DIRECTIONS FOR THIS TASK. For each line in the data below that holds "matplotlib", return a copy.

[Begin DATA SEGMENT]

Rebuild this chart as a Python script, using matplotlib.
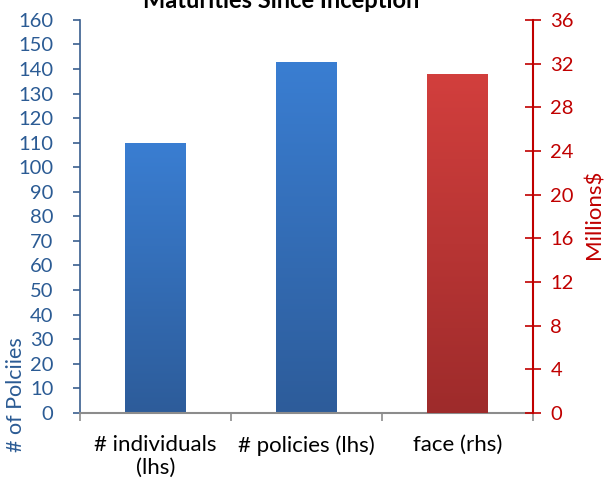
import numpy as np
import matplotlib
matplotlib.use("Agg")
import matplotlib.pyplot as plt
from matplotlib.colors import LinearSegmentedColormap

plt.rcParams['font.family'] = ['Lato', 'DejaVu Sans']

TITLE = "Maturities Since Inception"
categories = ["# individuals\n(lhs)", "# policies (lhs)", "face (rhs)"]
lhs_values = [110, 143]          # number of policies
rhs_values = [31.0]              # face, millions $
lhs_ticks = list(range(0, 161, 10))
rhs_ticks = list(range(0, 37, 4))

BLUE_TEXT = "#2B5B94"
RED = "#C00000"


def gradient_bar(ax, patch, top_color, bottom_color):
    x, y = patch.get_x(), patch.get_y()
    w, h = patch.get_width(), patch.get_height()
    cmap = LinearSegmentedColormap.from_list("g", [bottom_color, top_color])
    grad = np.linspace(0, 1, 256).reshape(-1, 1)
    im = ax.imshow(grad, cmap=cmap, aspect="auto", origin="lower",
                   extent=[x, x + w, y, y + h], zorder=2)
    im.set_clip_path(patch)
    patch.set_facecolor("none")
    patch.set_edgecolor("none")


fig = plt.figure(figsize=(6.14, 4.84), dpi=100)
ax = fig.add_axes([0.130, 0.147, 0.738, 0.812])
ax2 = ax.twinx()

pos = np.arange(len(categories)) + 0.5
bars_l = ax.bar(pos[:2], lhs_values, width=0.4, zorder=2)
bars_r = ax2.bar(pos[2:], rhs_values, width=0.4, zorder=2)

for b in bars_l:
    gradient_bar(ax, b, "#3A7ED2", "#2D5C9A")
for b in bars_r:
    gradient_bar(ax2, b, "#D23F3D", "#9E2B2B")

ax.set_xlim(0, 3)
ax.set_ylim(0, 160)
ax2.set_ylim(0, 36)
ax.set_yticks(lhs_ticks)
ax2.set_yticks(rhs_ticks)

ax.set_xticks([0, 1, 2, 3])
ax.set_xticklabels([])
ax.set_xticks(pos, minor=True)
ax.set_xticklabels(categories, minor=True, fontsize=16, color="black",
                   linespacing=1.2)
ax.tick_params(axis="x", which="major", direction="out", length=6,
               color="#8C8C8C", width=1.2)
ax.tick_params(axis="x", which="minor", length=0, pad=16)

ax.tick_params(axis="y", direction="out", length=5, color="#3A5F8F",
               labelcolor=BLUE_TEXT, labelsize=14.5, width=1.2, pad=14)
ax2.tick_params(axis="y", direction="inout", length=11, color=RED,
                labelcolor=RED, labelsize=14.5, width=1.2, pad=7)

for s in ["top", "right"]:
    ax.spines[s].set_visible(False)
ax2.spines["left"].set_visible(False)
ax2.spines["bottom"].set_visible(False)
ax2.spines["top"].set_visible(False)
ax.spines["left"].set_color("#3A5F8F")
ax.spines["left"].set_linewidth(1.2)
ax.spines["bottom"].set_color("#8C8C8C")
ax.spines["bottom"].set_linewidth(1.5)
ax2.spines["right"].set_color(RED)
ax2.spines["right"].set_linewidth(1.5)

fig.text(0.026, 0.184, "# of Polciies", rotation=90, color=BLUE_TEXT,
         fontsize=15.5, ha="center", va="center")
fig.text(0.969, 0.558, "Millions$", rotation=90, color=RED,
         fontsize=16, ha="center", va="center")
fig.text(0.458, 0.983, TITLE, fontsize=17, fontweight="bold",
         ha="center", va="baseline", color="black")

fig.savefig("out.png", dpi=100)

[End DATA SEGMENT]

ANSWER TO THIS PROBLEM.
Rebuild this chart as a Python script, using matplotlib.
import matplotlib
matplotlib.use("Agg")
import matplotlib.pyplot as plt
from matplotlib.colors import LinearSegmentedColormap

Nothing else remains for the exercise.